DATA BLOCK
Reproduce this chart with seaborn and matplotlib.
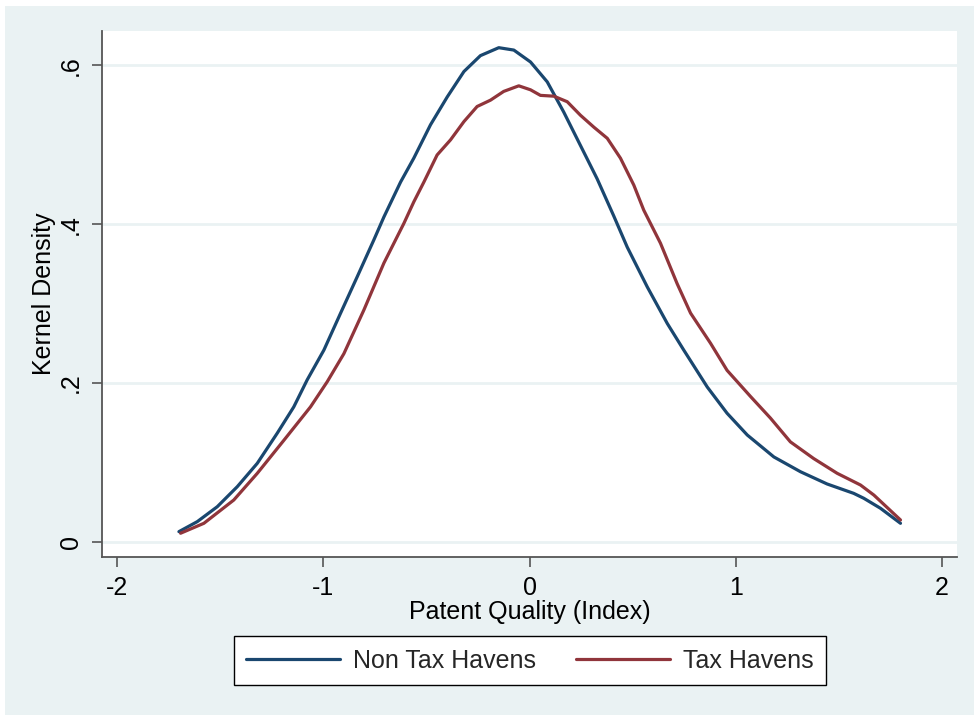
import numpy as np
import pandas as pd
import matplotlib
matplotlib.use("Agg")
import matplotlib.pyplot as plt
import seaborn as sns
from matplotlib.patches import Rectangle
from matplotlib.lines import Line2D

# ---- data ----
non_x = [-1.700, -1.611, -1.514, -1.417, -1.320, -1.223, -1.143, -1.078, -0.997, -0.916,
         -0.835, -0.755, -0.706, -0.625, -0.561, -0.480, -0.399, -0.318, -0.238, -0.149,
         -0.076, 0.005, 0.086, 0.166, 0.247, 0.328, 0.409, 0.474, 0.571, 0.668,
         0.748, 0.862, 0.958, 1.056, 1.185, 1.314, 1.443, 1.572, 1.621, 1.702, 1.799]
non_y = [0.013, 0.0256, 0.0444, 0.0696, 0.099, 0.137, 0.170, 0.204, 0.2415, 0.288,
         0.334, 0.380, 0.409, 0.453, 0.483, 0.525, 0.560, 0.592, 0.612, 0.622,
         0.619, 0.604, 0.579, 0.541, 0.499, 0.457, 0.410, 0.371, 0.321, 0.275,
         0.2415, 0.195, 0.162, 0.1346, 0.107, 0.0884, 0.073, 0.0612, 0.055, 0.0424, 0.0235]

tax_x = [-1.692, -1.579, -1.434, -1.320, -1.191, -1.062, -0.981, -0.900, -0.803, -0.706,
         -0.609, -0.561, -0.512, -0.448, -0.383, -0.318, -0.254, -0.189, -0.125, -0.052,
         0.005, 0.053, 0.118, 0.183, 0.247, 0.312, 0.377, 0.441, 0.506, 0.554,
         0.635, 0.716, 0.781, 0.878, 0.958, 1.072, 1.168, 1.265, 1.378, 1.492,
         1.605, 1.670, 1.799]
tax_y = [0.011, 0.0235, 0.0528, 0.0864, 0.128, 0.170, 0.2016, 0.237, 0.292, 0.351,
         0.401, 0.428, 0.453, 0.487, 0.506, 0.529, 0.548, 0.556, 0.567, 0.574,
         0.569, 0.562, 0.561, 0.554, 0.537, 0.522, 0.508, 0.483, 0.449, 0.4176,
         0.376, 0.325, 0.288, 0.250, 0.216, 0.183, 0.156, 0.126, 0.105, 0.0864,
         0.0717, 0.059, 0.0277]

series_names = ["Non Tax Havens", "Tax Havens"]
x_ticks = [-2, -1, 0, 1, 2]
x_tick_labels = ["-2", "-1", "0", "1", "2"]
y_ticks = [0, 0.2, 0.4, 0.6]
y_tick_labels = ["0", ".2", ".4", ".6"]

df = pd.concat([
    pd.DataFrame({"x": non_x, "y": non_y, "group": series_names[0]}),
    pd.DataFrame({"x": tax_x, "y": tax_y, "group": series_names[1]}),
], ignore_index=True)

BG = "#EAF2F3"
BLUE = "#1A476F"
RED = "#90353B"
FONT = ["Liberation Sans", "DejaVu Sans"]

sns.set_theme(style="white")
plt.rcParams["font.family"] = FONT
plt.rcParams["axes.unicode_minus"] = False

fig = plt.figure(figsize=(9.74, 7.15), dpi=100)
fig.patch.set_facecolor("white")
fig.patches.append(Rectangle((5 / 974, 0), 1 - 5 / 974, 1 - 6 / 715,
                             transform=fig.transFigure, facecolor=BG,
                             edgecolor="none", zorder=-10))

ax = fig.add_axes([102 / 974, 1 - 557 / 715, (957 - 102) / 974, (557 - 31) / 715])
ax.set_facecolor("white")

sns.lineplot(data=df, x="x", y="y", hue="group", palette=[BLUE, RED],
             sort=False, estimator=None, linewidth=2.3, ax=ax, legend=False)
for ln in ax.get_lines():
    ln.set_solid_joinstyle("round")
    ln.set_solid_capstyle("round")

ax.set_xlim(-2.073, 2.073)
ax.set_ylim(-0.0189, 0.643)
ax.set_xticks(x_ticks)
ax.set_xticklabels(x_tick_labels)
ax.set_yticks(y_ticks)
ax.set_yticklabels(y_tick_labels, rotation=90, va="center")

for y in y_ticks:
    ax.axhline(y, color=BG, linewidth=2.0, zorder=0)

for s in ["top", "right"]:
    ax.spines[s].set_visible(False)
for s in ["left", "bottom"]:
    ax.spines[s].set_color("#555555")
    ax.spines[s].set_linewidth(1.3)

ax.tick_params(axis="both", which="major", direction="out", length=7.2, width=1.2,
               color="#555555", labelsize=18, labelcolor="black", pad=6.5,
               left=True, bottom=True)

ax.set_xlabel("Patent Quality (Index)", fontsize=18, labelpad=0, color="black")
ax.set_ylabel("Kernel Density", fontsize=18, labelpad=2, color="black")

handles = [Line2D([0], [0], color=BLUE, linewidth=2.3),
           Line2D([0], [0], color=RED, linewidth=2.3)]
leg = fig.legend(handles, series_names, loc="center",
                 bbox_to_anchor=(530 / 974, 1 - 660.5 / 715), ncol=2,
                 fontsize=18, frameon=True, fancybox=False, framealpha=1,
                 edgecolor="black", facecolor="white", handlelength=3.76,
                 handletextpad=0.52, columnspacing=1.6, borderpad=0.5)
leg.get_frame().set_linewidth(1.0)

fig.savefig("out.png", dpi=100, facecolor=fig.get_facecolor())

REQUIREMENTS
Write out exactly the opening lines of the data, stopping after the line that holds "from matplotlib.lines import Line2D". Exclude pictures.

RESPONSE TO THIS TASK
Reproduce this chart with seaborn and matplotlib.
import numpy as np
import pandas as pd
import matplotlib
matplotlib.use("Agg")
import matplotlib.pyplot as plt
import seaborn as sns
from matplotlib.patches import Rectangle
from matplotlib.lines import Line2D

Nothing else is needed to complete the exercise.